Enzo Soderini, an immigration lawyer for international students at the City College of New York, speaks in a near-whisper, as though wary of surveillance. He has discussed the same issue for several days straight.

“I have met so many students from Middle-Eastern countries: Iran, Iraq, Syria,” says Soderini. “They are good students, decent human beings. They show no anger. But they are concerned. The president tried to portray them as extremists or fundamentalists, when the opposite is true.”

On Friday, January 27th, President Donald J. Trump signed an executive order halting immigration from seven Muslim-majority countries, mainly in the Middle East. City College enrolls students from nearly every country, and a few of them were blocked from re-entering the U.S. after winter break.

Trump announced the ban with bravado. “This is The Protection of the Nation from Foreign Terrorist Entry into the United States,” he read aloud during a televised event as he signed the order, “…that’s big stuff.”

Big stuff indeed. With the stroke of a pen, the new President instructed and empowered Customs and Border Patrol to deny entry to hundreds of millions of people. Most notably, this blocked refugees fleeing the bloody Syrian Civil War from seeking safety in the U.S.

Last week, federal judges in Seattle and Washington challenged and temporarily struck down the ban, but Trump has vowed on Twitter to “SEE [THEM] IN COURT,” and a complex legal battle likely awaits to see what will become of it. In the meantime, City College prepares to fight back.

For many, Trump’s aggressive rhetoric has had a strong unifying effect. Like the massive Women’s March the day after his inauguration, CCNY students and faculty have lined up protests to speak out against the travel ban on campus.

There was a lot of backlash towards the immigration ban,” says Bradley Soo, a 21-year-old senator in the undergraduate student government. “There’s a large Muslim population in this college.”

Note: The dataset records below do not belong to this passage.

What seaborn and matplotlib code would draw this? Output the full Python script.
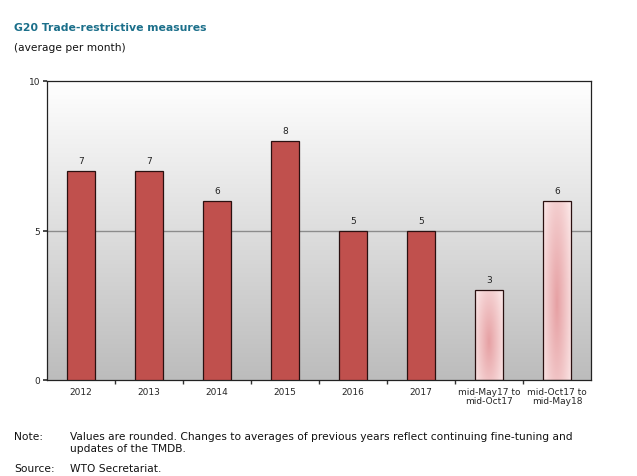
import numpy as np
import pandas as pd
import matplotlib
matplotlib.use("Agg")
import matplotlib.pyplot as plt
import seaborn as sns
from matplotlib.colors import LinearSegmentedColormap

categories = ["2012", "2013", "2014", "2015", "2016", "2017",
              "mid-May17 to\nmid-Oct17", "mid-Oct17 to\nmid-May18"]
values = [7, 7, 6, 8, 5, 5, 3, 6]
value_labels = ["7", "7", "6", "8", "5", "5", "3", "6"]
y_ticks = [0, 5, 10]

sns.set_theme(style="white")
plt.rcParams['font.family'] = ['DejaVu Sans']

fig = plt.figure(figsize=(6.37, 4.77), dpi=100)
ax = fig.add_axes([47/637, 1-381/477, (591-47)/637, (381-82)/477])

df = pd.DataFrame({"cat": categories, "val": values})
sns.barplot(data=df, x="cat", y="val", ax=ax, color="#c0504d", width=0.41,
            edgecolor="#2a1010", linewidth=0.9, saturation=1, zorder=3)

ax.set_ylim(0, 10)
ax.set_xlim(-0.5, len(categories) - 0.5)

# background gradient: grey at bottom, white at top
grad = np.linspace(0, 1, 256).reshape(-1, 1)
bg_cmap = LinearSegmentedColormap.from_list("bg", ["#bcbcbc", "#ffffff"])
ax.imshow(grad, extent=[-0.5, len(categories) - 0.5, 0, 10], aspect="auto",
          cmap=bg_cmap, origin="lower", zorder=0, vmin=0, vmax=1)
ax.axhline(5, color="#8c8c8c", lw=1.0, zorder=1)

# pink radial gradient for the last two bars
pink_cmap = LinearSegmentedColormap.from_list("pink", ["#fbe6e6", "#e6a0a3"])
patches = ax.patches
for i in [6, 7]:
    p = patches[i]
    p.set_facecolor("none")
    x0, y0 = p.get_x(), p.get_y()
    w, h = p.get_width(), p.get_height()
    xx, yy = np.meshgrid(np.linspace(-1, 1, 60), np.linspace(-1, 1, 120))
    r = np.sqrt(xx**2 + ((yy + 0.15) * 0.7) ** 2)
    z = np.clip(1 - r / 1.2, 0, 1)
    im = ax.imshow(z, extent=[x0, x0 + w, y0, y0 + h], aspect="auto",
                   cmap=pink_cmap, origin="lower", zorder=2.5, vmin=0, vmax=1)
    im.set_clip_path(p)

for i, (v, lab) in enumerate(zip(values, value_labels)):
    ax.text(i, v + 0.2, lab, ha="center", va="bottom", fontsize=6.5, color="#222222", zorder=5)

ax.set_yticks(y_ticks)
ax.set_yticklabels([str(t) for t in y_ticks], fontsize=6.5)
ax.set_xticks(range(len(categories)))
ax.set_xticklabels(categories, fontsize=6.5, linespacing=1.0)
ax.set_xticks(np.arange(0.5, len(categories) - 0.5, 1), minor=True)
ax.tick_params(axis="x", which="major", length=0, pad=5)
ax.tick_params(axis="x", which="minor", length=3, direction="out", color="#333333", bottom=True)
ax.tick_params(axis="y", length=3, direction="out", color="#333333", left=True, pad=2)
ax.set_xlabel("")
ax.set_ylabel("")
for s in ax.spines.values():
    s.set_visible(True)
    s.set_color("#222222")
    s.set_linewidth(0.9)

fig.text(14/637, 1-28/477, "G20 Trade-restrictive measures", fontsize=7.8, fontweight="bold",
         color="#1b6f8a", va="center")
fig.text(14/637, 1-48/477, "(average per month)", fontsize=7.7, color="#111111", va="center")

fs = 7.7
fig.text(14/637, 1-437/477, "Note:", fontsize=fs, color="#111111", va="center")
fig.text(70/637, 1-437/477, "Values are rounded. Changes to averages of previous years reflect continuing fine-tuning and",
         fontsize=fs, color="#111111", va="center")
fig.text(70/637, 1-449/477, "updates of the TMDB.", fontsize=fs, color="#111111", va="center")
fig.text(14/637, 1-469/477, "Source:", fontsize=fs, color="#111111", va="center")
fig.text(70/637, 1-469/477, "WTO Secretariat.", fontsize=fs, color="#111111", va="center")

fig.savefig("out.png", dpi=100)
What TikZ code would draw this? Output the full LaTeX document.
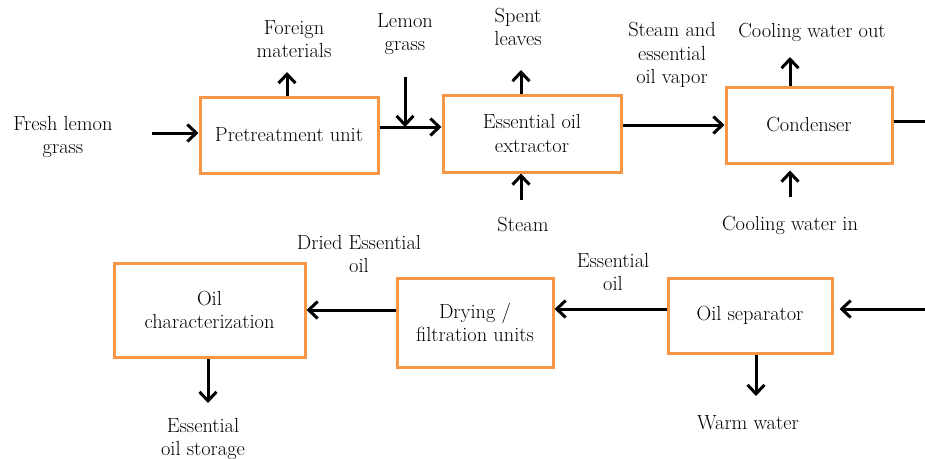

The order sparked widespread protests at numerous airports across the country, with lawyers and activists showing up en masse to denounce the ban and offer assistance as hundreds of people were denied entrance to the U.S. or detained for questioning.

The college’s interim President Vincent Boudreau also opposes the ban. Soon after the order was announced, Boudreau put out a statement that the administration would resist to its full legal ability, declaring, “I will not grant permission for immigration officials to conduct their work on campus—so that means they would need a court order to enter private areas, such as classrooms and offices.”

A small number of people support the ban on campus, but as City College generally leans left politically, they rarely speak out. “They don’t express it,” Soderini explains. “They are conservative, but they operate behind the scene. There has been reports by students to me that there are groups supporting the President. And that’s OK; this is democracy.”